What initiatives are you currently working on or plan to work on this year?
I have been working with the Sean Perme, Secretary for Off-Campus Affairs. We are in the talks with [ASG] senators, community members, and people within the administration about getting bike-sharing on campus. We are talking with Veoride, which is a stationless bike share model startup based out of Purdue, about getting a trial run in the spring semester. The trial run would give 60 or 70 bikes to the campus and community.
I’m also trying to develop an easier way for all green student organizations to know what each other is doing and break down those information silos. I want to be able to possibly host an Earth Week or Green Week with different events throughout the weeks co-sponsored by different organizations and bringing to discussion how students can change their lives to help the world be more sustainable.
What challenges have you encountered trying to carry out those initiatives?

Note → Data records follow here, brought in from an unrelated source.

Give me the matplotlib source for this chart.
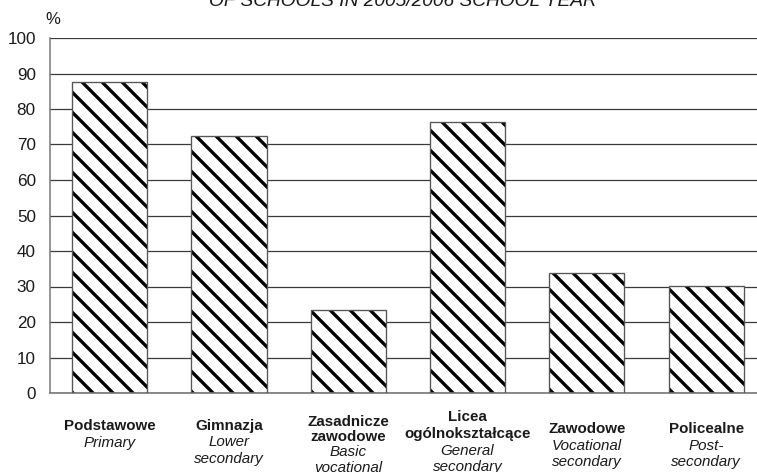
import matplotlib
matplotlib.use("Agg")
import matplotlib.pyplot as plt
from matplotlib.transforms import blended_transform_factory

# ---- data ----
categories_pl = ["Podstawowe", "Gimnazja", "Zasadnicze\nzawodowe", "Licea\nogólnokształcące",
                 "Zawodowe", "Policealne"]
categories_en = ["Primary", "Lower\nsecondary", "Basic\nvocational", "General\nsecondary",
                 "Vocational\nsecondary", "Post-\nsecondary"]
values = [87.6, 72.5, 23.4, 76.3, 33.9, 30.2]
y_ticks = [0, 10, 20, 30, 40, 50, 60, 70, 80, 90, 100]
title_text = "OF SCHOOLS IN 2005/2006 SCHOOL YEAR"
unit_label = "%"

# ---- style / layout ----
W, H, DPI = 757, 472, 120
plt.rcParams["font.family"] = ["Liberation Sans", "DejaVu Sans"]
plt.rcParams["hatch.linewidth"] = 2.0
plt.rcParams["hatch.color"] = "black"

fig = plt.figure(figsize=(W / DPI, H / DPI), dpi=DPI)
ax_left, ax_right, ax_top, ax_bottom = 50, 757, 38, 393
ax = fig.add_axes([ax_left / W, (H - ax_bottom) / H, (ax_right - ax_left) / W, (ax_bottom - ax_top) / H])

x = list(range(len(values)))
slot = 119.3
ax.set_xlim(-0.5, -0.5 + (ax_right - ax_left) / slot)
ax.set_ylim(0, 100)

ax.bar(x, values, width=0.63, color="white", edgecolor="black", hatch="\\\\", linewidth=0, zorder=2)
ax.bar(x, values, width=0.63, fill=False, edgecolor="#555555", linewidth=0.8, zorder=3)

ax.set_yticks(y_ticks)
ax.set_yticklabels([str(v) for v in y_ticks], fontsize=10.3, color="#1a1a1a")
ax.tick_params(axis="y", length=0, pad=8.5)
ax.set_xticks([])
ax.set_axisbelow(True)
ax.yaxis.grid(True, color="#3a3a3a", linewidth=0.75)

for s in ["top", "right"]:
    ax.spines[s].set_visible(False)
ax.spines["left"].set_color("#777777")
ax.spines["left"].set_linewidth(0.9)
ax.spines["bottom"].set_color("#777777")
ax.spines["bottom"].set_linewidth(1.0)

# unit label
fig.text(53 / W, 1 - 20 / H, unit_label, fontsize=10, ha="center", va="center", color="#1a1a1a")

# title (cut off at top in the reference)
fig.text(403 / W, 1 - 6 / H, title_text, fontsize=11.5, style="italic", ha="center",
         va="baseline", color="#1a1a1a")

# category labels: bold polish name over italic english name
trans = blended_transform_factory(ax.transData, fig.transFigure)
first_baselines = [430, 430, 426, 421, 433, 433]
line_steps = [16.5, 16.5, 15.2, 16.8, 16.5, 16.5]
for i in x:
    lines = [(t, "bold", "normal") for t in categories_pl[i].split("\n")] + \
            [(t, "normal", "italic") for t in categories_en[i].split("\n")]
    for j, (t, wt, st) in enumerate(lines):
        yb = first_baselines[i] + j * line_steps[i]
        ax.text(i, 1 - yb / H, t, transform=trans, ha="center", va="baseline",
                fontsize=9.1, fontweight=wt, style=st, color="#1a1a1a")

fig.savefig("out.png", dpi=DPI)
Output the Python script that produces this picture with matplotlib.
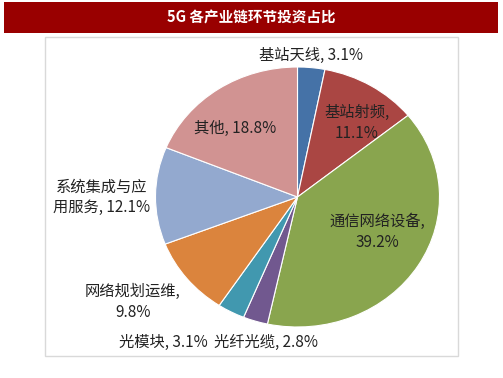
import matplotlib
matplotlib.use("Agg")
import matplotlib.pyplot as plt
from matplotlib.patches import Rectangle

plt.rcParams['font.family'] = ['Noto Sans CJK SC', 'DejaVu Sans']

title = "5G 各产业链环节投资占比"
categories = ["基站天线", "基站射频", "通信网络设备", "光纤光缆", "光模块", "网络规划运维", "系统集成与应用服务", "其他"]
values = [3.1, 11.1, 39.2, 2.8, 3.1, 9.8, 12.1, 18.8]
colors = ["#4572A7", "#AA4643", "#89A54E", "#71588F", "#4198AF", "#DB843D", "#93A9CF", "#D19392"]
label_texts = ["基站天线, 3.1%", "基站射频,\n11.1%", "通信网络设备,\n39.2%", "光纤光缆, 2.8%",
               "光模块, 3.1%", "网络规划运维,\n9.8%", "系统集成与应\n用服务, 12.1%", "其他, 18.8%"]
# label positions in image pixels (x, y from top)
label_pos = [(311, 55), (357, 123), (377, 232), (266, 342), (163, 342), (133, 302), (102, 197), (235, 128)]

W, H = 503, 378
SX = 142.0 / 130.0  # horizontal stretch of the pie in the reference

fig = plt.figure(figsize=(W / 100, H / 100), dpi=100)
ax = fig.add_axes([0, 0, 1, 1])

def px(x):
    return x / SX

# title bar
ax.add_patch(Rectangle((px(4), H - 33), px(494), 31, facecolor="#990000", edgecolor="none"))
ax.text(px(W / 2), H - 17.5, title, color="white", fontsize=10.5, fontweight='bold', ha='center', va='center')
# chart border
ax.add_patch(Rectangle((px(45), H - 356), px(413), 319, facecolor="white", edgecolor="#D9D9D9", linewidth=1))

ax.pie(values, colors=colors, startangle=90, counterclock=False, center=(px(297.5), H - 197), radius=130,
       wedgeprops=dict(edgecolor="white", linewidth=0.8), frame=True)
ax.set_xlim(0, px(W))
ax.set_ylim(0, H)
ax.set_aspect('auto')
ax.axis('off')

for t, (x, y) in zip(label_texts, label_pos):
    ax.text(px(x), H - y, t, fontsize=11, ha='center', va='center', color="#222222", linespacing=1.25)

fig.savefig("out.png", dpi=100)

Trying to break down information silos is difficult in itself. When you talk to different organizations about what they are doing, they are doing very similar things, so we are just trying to create that cross organization communication. But also with the bike-sharing, student government has been trying to work with the university for the last three years, but there are liability concerns. If this partnership with Veoride is successful, there will be no liability on the university, which would check their boxes. It’s just getting in talks with administrators and asking, is it alright if these bikes are on campus?
What is your number one tip for students looking to live more sustainably?
Know what is recyclable. Go on Rumpke.com and see what can be recycled. Some things you think are recyclable are not, and some things you think are not are.
Despite the challenges he has faced thus far, it is exciting that Wortman remains committed to his ideas for improving Miami’s infrastructure and making Miami more sustainable. If you have any concerns or have ideas for sustainability initiatives on campus, let your voice be heard by contacting your student senator.